WHAT IS BEING ASKED —
Your task is to transcribe all of the records exactly and leave out the pictures.

ENTRIES PROVIDED —
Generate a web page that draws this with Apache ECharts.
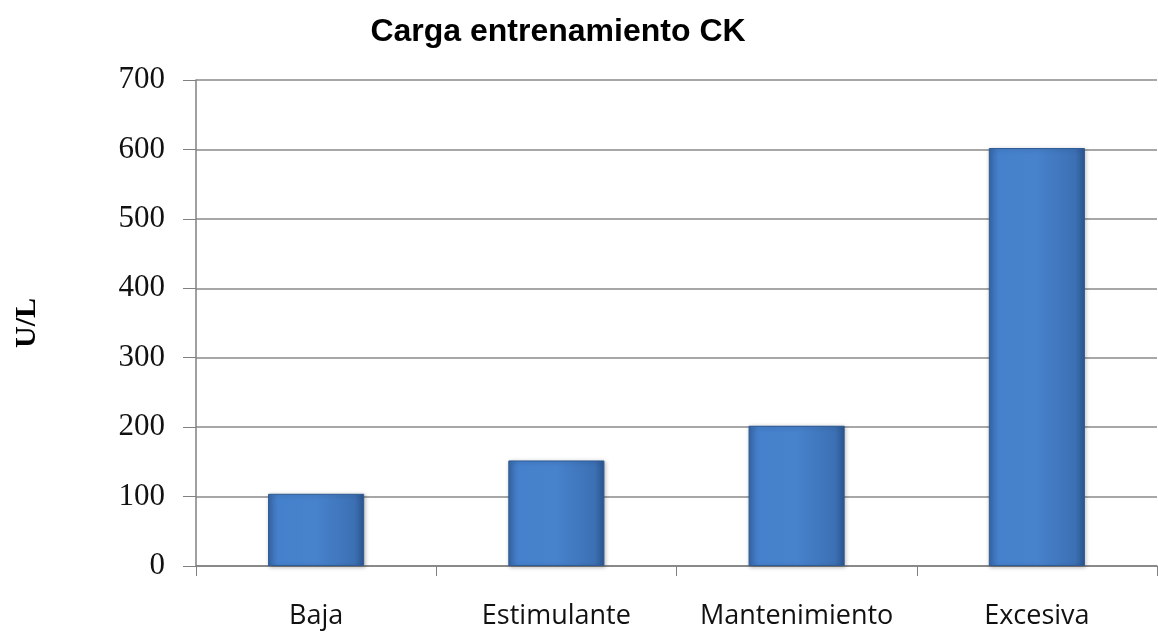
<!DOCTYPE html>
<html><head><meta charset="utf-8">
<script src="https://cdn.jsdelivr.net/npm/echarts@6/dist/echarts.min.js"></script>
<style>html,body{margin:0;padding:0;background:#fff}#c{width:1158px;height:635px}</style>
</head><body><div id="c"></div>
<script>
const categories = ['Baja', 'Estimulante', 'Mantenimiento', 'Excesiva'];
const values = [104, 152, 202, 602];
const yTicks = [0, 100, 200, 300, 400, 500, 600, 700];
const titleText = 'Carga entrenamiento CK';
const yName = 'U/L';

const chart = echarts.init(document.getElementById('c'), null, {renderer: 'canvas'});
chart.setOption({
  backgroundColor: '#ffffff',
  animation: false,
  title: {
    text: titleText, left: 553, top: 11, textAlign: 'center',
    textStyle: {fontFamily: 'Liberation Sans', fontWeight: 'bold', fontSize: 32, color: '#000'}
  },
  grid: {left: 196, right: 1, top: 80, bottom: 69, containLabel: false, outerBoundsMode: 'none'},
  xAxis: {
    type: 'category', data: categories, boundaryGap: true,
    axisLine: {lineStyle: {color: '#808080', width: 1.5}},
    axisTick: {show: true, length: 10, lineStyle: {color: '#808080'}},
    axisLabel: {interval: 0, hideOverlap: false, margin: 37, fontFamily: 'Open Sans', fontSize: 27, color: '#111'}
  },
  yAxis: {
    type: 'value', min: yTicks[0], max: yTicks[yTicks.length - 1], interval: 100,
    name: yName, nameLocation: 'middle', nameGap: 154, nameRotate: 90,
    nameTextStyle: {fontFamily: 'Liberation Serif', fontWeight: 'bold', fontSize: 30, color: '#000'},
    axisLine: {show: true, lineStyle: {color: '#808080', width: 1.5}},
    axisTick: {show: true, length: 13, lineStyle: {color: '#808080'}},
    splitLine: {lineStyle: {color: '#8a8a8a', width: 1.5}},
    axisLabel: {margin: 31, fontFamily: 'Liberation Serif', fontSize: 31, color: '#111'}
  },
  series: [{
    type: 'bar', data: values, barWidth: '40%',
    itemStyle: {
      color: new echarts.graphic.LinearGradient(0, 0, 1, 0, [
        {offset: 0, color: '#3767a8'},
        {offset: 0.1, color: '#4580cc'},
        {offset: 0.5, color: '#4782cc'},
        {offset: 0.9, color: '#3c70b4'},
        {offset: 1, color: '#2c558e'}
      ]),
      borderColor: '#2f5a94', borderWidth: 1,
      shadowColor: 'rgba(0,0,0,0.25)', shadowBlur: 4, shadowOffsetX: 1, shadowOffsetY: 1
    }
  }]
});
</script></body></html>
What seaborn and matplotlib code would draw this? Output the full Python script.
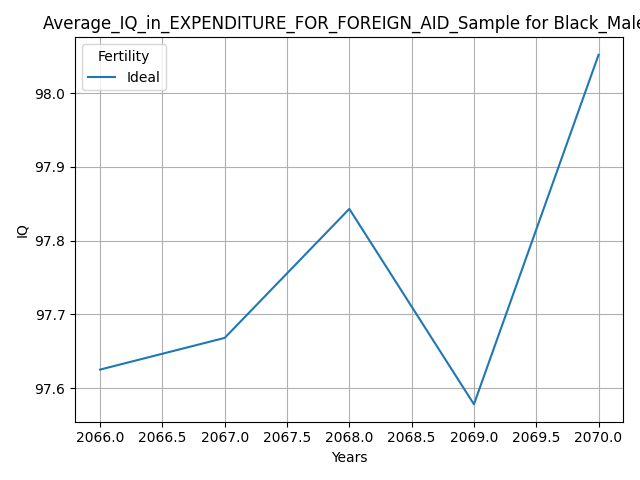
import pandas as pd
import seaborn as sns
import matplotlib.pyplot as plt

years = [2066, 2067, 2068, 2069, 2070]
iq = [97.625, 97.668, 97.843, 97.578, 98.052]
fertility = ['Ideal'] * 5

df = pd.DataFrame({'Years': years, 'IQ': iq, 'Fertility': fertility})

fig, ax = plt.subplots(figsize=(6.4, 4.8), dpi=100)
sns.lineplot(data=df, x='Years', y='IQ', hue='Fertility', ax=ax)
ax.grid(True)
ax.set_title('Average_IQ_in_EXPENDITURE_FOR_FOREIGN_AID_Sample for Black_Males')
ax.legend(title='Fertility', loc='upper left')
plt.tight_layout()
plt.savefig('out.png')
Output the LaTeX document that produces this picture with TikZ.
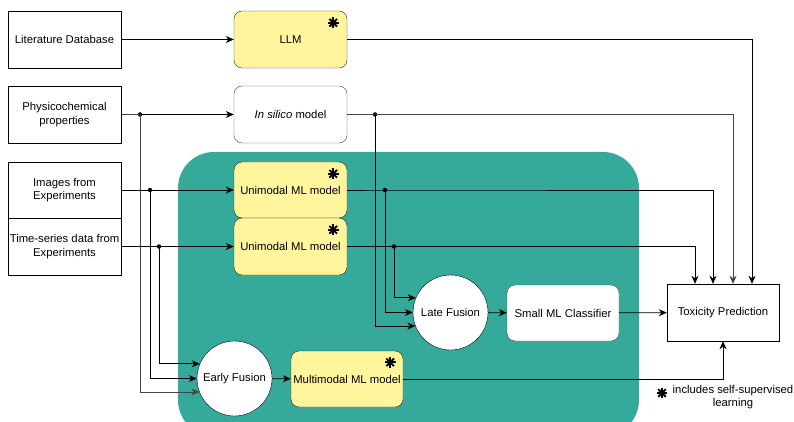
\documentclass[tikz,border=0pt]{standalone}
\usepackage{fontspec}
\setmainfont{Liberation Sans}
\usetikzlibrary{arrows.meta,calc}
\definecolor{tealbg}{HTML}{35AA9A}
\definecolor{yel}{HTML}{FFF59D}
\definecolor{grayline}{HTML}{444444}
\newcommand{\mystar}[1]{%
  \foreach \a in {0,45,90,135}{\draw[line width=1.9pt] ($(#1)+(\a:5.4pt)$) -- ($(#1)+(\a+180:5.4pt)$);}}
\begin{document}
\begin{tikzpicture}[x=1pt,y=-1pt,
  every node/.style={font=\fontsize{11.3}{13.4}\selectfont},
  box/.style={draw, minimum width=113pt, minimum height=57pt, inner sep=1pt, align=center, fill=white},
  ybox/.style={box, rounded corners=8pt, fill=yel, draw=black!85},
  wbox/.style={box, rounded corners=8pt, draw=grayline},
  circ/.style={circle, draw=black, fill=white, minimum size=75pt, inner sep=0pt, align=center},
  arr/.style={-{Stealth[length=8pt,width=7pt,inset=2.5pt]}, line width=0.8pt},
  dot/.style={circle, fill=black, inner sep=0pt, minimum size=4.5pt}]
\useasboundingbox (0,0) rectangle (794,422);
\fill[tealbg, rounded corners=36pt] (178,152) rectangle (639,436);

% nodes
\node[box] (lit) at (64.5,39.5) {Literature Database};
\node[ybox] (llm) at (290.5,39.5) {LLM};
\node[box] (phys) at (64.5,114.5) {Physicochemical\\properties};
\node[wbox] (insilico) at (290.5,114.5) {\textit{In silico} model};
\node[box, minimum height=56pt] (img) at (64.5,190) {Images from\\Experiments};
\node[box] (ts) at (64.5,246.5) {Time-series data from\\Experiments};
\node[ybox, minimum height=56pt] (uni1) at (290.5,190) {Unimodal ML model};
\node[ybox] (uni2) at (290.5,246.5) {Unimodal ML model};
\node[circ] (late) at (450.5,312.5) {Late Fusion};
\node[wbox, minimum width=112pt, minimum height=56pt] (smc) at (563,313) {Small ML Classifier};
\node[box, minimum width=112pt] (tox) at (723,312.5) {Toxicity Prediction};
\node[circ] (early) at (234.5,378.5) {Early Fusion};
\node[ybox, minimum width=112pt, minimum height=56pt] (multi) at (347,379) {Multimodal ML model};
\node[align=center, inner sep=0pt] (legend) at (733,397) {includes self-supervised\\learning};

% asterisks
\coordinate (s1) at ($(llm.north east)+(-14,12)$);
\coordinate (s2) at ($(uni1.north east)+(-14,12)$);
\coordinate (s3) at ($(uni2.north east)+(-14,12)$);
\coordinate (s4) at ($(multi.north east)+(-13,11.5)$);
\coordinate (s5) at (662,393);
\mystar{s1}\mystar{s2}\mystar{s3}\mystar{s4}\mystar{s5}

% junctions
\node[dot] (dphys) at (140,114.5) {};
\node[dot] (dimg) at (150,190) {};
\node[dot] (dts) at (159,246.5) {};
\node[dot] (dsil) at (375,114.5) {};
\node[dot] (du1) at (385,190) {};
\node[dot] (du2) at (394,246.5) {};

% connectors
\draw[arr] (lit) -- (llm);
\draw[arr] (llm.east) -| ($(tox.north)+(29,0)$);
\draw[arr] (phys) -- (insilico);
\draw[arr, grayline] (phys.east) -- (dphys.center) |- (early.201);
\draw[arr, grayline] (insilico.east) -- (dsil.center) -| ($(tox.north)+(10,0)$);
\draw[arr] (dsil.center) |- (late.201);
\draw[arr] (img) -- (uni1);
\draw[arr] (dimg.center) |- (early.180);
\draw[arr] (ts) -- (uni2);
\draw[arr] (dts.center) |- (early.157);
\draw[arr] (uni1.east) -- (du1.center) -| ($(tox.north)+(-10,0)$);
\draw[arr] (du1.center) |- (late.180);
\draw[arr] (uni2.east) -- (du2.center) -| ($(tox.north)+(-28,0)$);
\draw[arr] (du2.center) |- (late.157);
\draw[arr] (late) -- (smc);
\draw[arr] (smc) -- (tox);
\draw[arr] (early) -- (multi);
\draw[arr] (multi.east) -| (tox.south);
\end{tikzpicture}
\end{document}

THE OUTPUT —
Generate a web page that draws this with Apache ECharts.
<!DOCTYPE html>
<html><head><meta charset="utf-8">
<script src="https://cdn.jsdelivr.net/npm/echarts@6/dist/echarts.min.js"></script>
<style>html,body{margin:0;padding:0;background:#fff}#c{width:1158px;height:635px}</style>
</head><body><div id="c"></div>
<script>
const categories = ['Baja', 'Estimulante', 'Mantenimiento', 'Excesiva'];
const values = [104, 152, 202, 602];
const yTicks = [0, 100, 200, 300, 400, 500, 600, 700];
const titleText = 'Carga entrenamiento CK';
const yName = 'U/L';

const chart = echarts.init(document.getElementById('c'), null, {renderer: 'canvas'});
chart.setOption({
  backgroundColor: '#ffffff',
  animation: false,
  title: {
    text: titleText, left: 553, top: 11, textAlign: 'center',
    textStyle: {fontFamily: 'Liberation Sans', fontWeight: 'bold', fontSize: 32, color: '#000'}
  },
  grid: {left: 196, right: 1, top: 80, bottom: 69, containLabel: false, outerBoundsMode: 'none'},
  xAxis: {
    type: 'category', data: categories, boundaryGap: true,
    axisLine: {lineStyle: {color: '#808080', width: 1.5}},
    axisTick: {show: true, length: 10, lineStyle: {color: '#808080'}},
    axisLabel: {interval: 0, hideOverlap: false, margin: 37, fontFamily: 'Open Sans', fontSize: 27, color: '#111'}
  },
  yAxis: {
    type: 'value', min: yTicks[0], max: yTicks[yTicks.length - 1], interval: 100,
    name: yName, nameLocation: 'middle', nameGap: 154, nameRotate: 90,
    nameTextStyle: {fontFamily: 'Liberation Serif', fontWeight: 'bold', fontSize: 30, color: '#000'},
    axisLine: {show: true, lineStyle: {color: '#808080', width: 1.5}},
    axisTick: {show: true, length: 13, lineStyle: {color: '#808080'}},
    splitLine: {lineStyle: {color: '#8a8a8a', width: 1.5}},
    axisLabel: {margin: 31, fontFamily: 'Liberation Serif', fontSize: 31, color: '#111'}
  },
  series: [{
    type: 'bar', data: values, barWidth: '40%',
    itemStyle: {
      color: new echarts.graphic.LinearGradient(0, 0, 1, 0, [
        {offset: 0, color: '#3767a8'},
        {offset: 0.1, color: '#4580cc'},
        {offset: 0.5, color: '#4782cc'},
        {offset: 0.9, color: '#3c70b4'},
        {offset: 1, color: '#2c558e'}
      ]),
      borderColor: '#2f5a94', borderWidth: 1,
      shadowColor: 'rgba(0,0,0,0.25)', shadowBlur: 4, shadowOffsetX: 1, shadowOffsetY: 1
    }
  }]
});
</script></body></html>
What seaborn and matplotlib code would draw this? Output the full Python script.
import pandas as pd
import seaborn as sns
import matplotlib.pyplot as plt

years = [2066, 2067, 2068, 2069, 2070]
iq = [97.625, 97.668, 97.843, 97.578, 98.052]
fertility = ['Ideal'] * 5

df = pd.DataFrame({'Years': years, 'IQ': iq, 'Fertility': fertility})

fig, ax = plt.subplots(figsize=(6.4, 4.8), dpi=100)
sns.lineplot(data=df, x='Years', y='IQ', hue='Fertility', ax=ax)
ax.grid(True)
ax.set_title('Average_IQ_in_EXPENDITURE_FOR_FOREIGN_AID_Sample for Black_Males')
ax.legend(title='Fertility', loc='upper left')
plt.tight_layout()
plt.savefig('out.png')
Output the LaTeX document that produces this picture with TikZ.
\documentclass[tikz,border=0pt]{standalone}
\usepackage{fontspec}
\setmainfont{Liberation Sans}
\usetikzlibrary{arrows.meta,calc}
\definecolor{tealbg}{HTML}{35AA9A}
\definecolor{yel}{HTML}{FFF59D}
\definecolor{grayline}{HTML}{444444}
\newcommand{\mystar}[1]{%
  \foreach \a in {0,45,90,135}{\draw[line width=1.9pt] ($(#1)+(\a:5.4pt)$) -- ($(#1)+(\a+180:5.4pt)$);}}
\begin{document}
\begin{tikzpicture}[x=1pt,y=-1pt,
  every node/.style={font=\fontsize{11.3}{13.4}\selectfont},
  box/.style={draw, minimum width=113pt, minimum height=57pt, inner sep=1pt, align=center, fill=white},
  ybox/.style={box, rounded corners=8pt, fill=yel, draw=black!85},
  wbox/.style={box, rounded corners=8pt, draw=grayline},
  circ/.style={circle, draw=black, fill=white, minimum size=75pt, inner sep=0pt, align=center},
  arr/.style={-{Stealth[length=8pt,width=7pt,inset=2.5pt]}, line width=0.8pt},
  dot/.style={circle, fill=black, inner sep=0pt, minimum size=4.5pt}]
\useasboundingbox (0,0) rectangle (794,422);
\fill[tealbg, rounded corners=36pt] (178,152) rectangle (639,436);

% nodes
\node[box] (lit) at (64.5,39.5) {Literature Database};
\node[ybox] (llm) at (290.5,39.5) {LLM};
\node[box] (phys) at (64.5,114.5) {Physicochemical\\properties};
\node[wbox] (insilico) at (290.5,114.5) {\textit{In silico} model};
\node[box, minimum height=56pt] (img) at (64.5,190) {Images from\\Experiments};
\node[box] (ts) at (64.5,246.5) {Time-series data from\\Experiments};
\node[ybox, minimum height=56pt] (uni1) at (290.5,190) {Unimodal ML model};
\node[ybox] (uni2) at (290.5,246.5) {Unimodal ML model};
\node[circ] (late) at (450.5,312.5) {Late Fusion};
\node[wbox, minimum width=112pt, minimum height=56pt] (smc) at (563,313) {Small ML Classifier};
\node[box, minimum width=112pt] (tox) at (723,312.5) {Toxicity Prediction};
\node[circ] (early) at (234.5,378.5) {Early Fusion};
\node[ybox, minimum width=112pt, minimum height=56pt] (multi) at (347,379) {Multimodal ML model};
\node[align=center, inner sep=0pt] (legend) at (733,397) {includes self-supervised\\learning};

% asterisks
\coordinate (s1) at ($(llm.north east)+(-14,12)$);
\coordinate (s2) at ($(uni1.north east)+(-14,12)$);
\coordinate (s3) at ($(uni2.north east)+(-14,12)$);
\coordinate (s4) at ($(multi.north east)+(-13,11.5)$);
\coordinate (s5) at (662,393);
\mystar{s1}\mystar{s2}\mystar{s3}\mystar{s4}\mystar{s5}

% junctions
\node[dot] (dphys) at (140,114.5) {};
\node[dot] (dimg) at (150,190) {};
\node[dot] (dts) at (159,246.5) {};
\node[dot] (dsil) at (375,114.5) {};
\node[dot] (du1) at (385,190) {};
\node[dot] (du2) at (394,246.5) {};

% connectors
\draw[arr] (lit) -- (llm);
\draw[arr] (llm.east) -| ($(tox.north)+(29,0)$);
\draw[arr] (phys) -- (insilico);
\draw[arr, grayline] (phys.east) -- (dphys.center) |- (early.201);
\draw[arr, grayline] (insilico.east) -- (dsil.center) -| ($(tox.north)+(10,0)$);
\draw[arr] (dsil.center) |- (late.201);
\draw[arr] (img) -- (uni1);
\draw[arr] (dimg.center) |- (early.180);
\draw[arr] (ts) -- (uni2);
\draw[arr] (dts.center) |- (early.157);
\draw[arr] (uni1.east) -- (du1.center) -| ($(tox.north)+(-10,0)$);
\draw[arr] (du1.center) |- (late.180);
\draw[arr] (uni2.east) -- (du2.center) -| ($(tox.north)+(-28,0)$);
\draw[arr] (du2.center) |- (late.157);
\draw[arr] (late) -- (smc);
\draw[arr] (smc) -- (tox);
\draw[arr] (early) -- (multi);
\draw[arr] (multi.east) -| (tox.south);
\end{tikzpicture}
\end{document}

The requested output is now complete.